* PROBLEM DESCRIPTION
Pull each line holding the word "matplotlib" from the data.

* DATA FOR THE TASK
>>>>

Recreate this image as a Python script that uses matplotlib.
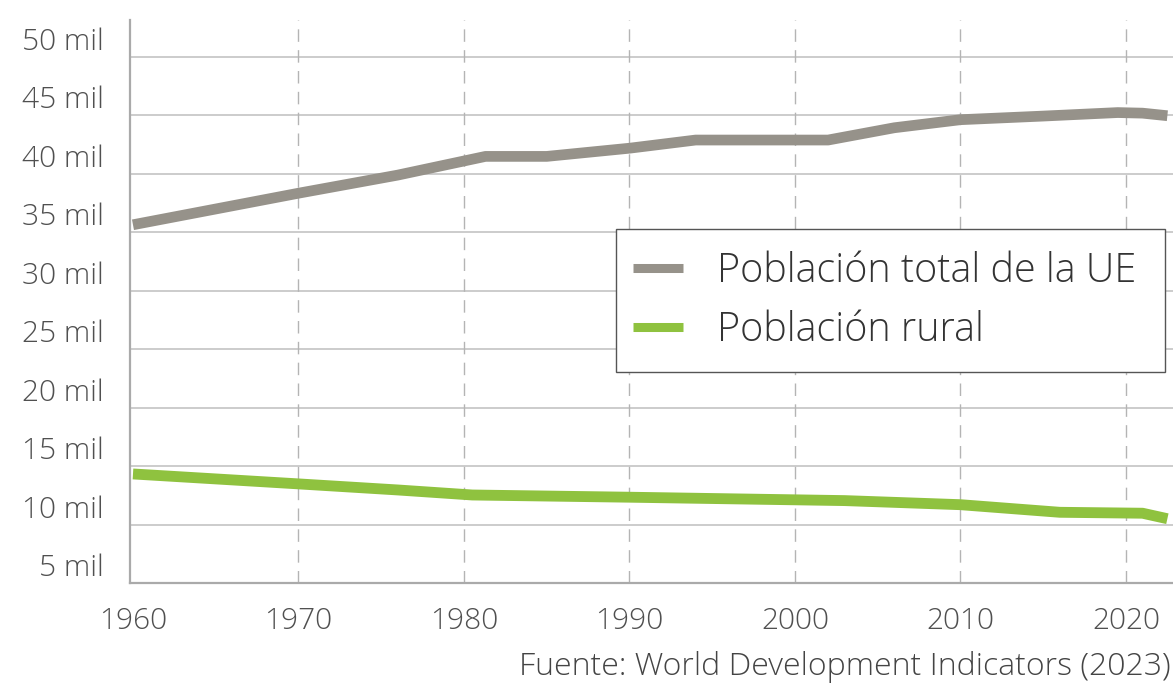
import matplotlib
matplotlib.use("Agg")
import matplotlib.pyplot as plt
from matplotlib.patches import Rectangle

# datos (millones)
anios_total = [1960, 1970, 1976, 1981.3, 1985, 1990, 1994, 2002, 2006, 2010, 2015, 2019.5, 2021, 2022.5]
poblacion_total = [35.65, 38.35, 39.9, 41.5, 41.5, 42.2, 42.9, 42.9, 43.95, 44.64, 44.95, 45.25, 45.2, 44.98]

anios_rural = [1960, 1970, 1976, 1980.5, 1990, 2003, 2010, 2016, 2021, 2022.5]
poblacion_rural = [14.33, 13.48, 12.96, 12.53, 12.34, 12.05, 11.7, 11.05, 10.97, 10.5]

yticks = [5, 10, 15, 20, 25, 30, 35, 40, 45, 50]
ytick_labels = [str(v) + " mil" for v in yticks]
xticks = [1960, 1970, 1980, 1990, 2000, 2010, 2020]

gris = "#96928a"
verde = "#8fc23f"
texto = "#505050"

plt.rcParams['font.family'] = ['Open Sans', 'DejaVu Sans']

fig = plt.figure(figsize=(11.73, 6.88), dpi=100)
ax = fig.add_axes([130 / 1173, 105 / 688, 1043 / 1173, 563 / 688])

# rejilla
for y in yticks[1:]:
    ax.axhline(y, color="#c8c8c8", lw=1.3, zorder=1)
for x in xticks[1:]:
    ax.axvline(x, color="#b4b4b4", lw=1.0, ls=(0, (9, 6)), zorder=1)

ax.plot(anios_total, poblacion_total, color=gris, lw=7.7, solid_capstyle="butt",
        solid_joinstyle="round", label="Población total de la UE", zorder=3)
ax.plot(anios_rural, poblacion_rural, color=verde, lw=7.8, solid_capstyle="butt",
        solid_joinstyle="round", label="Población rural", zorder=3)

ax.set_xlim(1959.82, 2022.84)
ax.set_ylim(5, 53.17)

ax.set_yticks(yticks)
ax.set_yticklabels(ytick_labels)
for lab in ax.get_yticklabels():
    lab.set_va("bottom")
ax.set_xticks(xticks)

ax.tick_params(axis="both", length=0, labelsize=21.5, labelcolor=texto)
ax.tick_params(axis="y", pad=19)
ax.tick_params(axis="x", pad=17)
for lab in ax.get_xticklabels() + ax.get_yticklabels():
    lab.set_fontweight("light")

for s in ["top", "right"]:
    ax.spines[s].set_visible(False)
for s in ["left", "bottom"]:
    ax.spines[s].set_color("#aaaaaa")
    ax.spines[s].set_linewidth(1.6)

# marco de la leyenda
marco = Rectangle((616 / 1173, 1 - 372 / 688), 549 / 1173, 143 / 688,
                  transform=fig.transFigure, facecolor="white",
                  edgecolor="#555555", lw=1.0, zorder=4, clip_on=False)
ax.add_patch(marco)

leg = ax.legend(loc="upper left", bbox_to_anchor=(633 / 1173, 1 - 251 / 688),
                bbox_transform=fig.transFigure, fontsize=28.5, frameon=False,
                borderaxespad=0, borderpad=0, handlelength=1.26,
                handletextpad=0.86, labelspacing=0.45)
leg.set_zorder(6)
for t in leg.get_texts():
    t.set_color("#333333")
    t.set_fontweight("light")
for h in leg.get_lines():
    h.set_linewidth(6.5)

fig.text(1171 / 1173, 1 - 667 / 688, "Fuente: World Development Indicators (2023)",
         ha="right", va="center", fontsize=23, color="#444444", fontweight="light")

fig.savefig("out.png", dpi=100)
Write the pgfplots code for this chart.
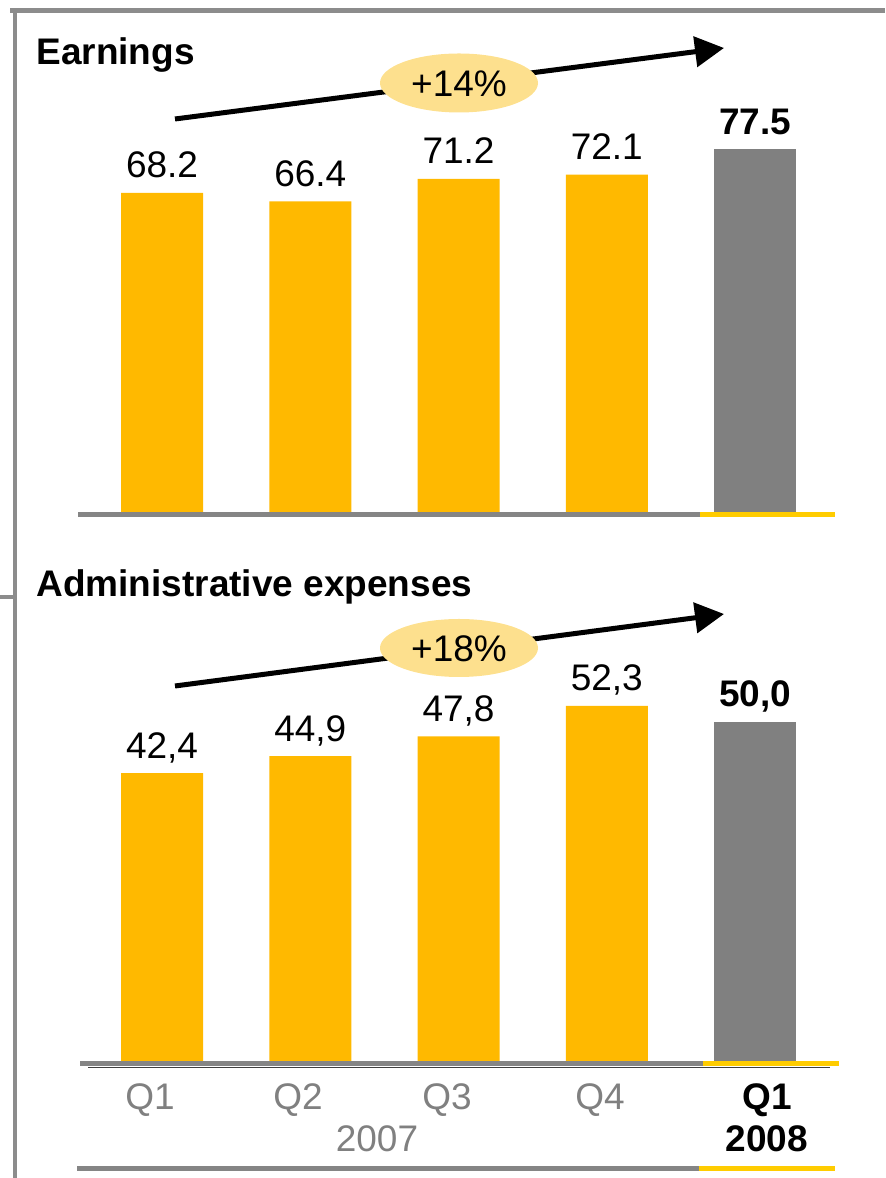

<<<<

* EXERCISE ANSWER
Recreate this image as a Python script that uses matplotlib.
import matplotlib
matplotlib.use("Agg")
import matplotlib.pyplot as plt
from matplotlib.patches import Rectangle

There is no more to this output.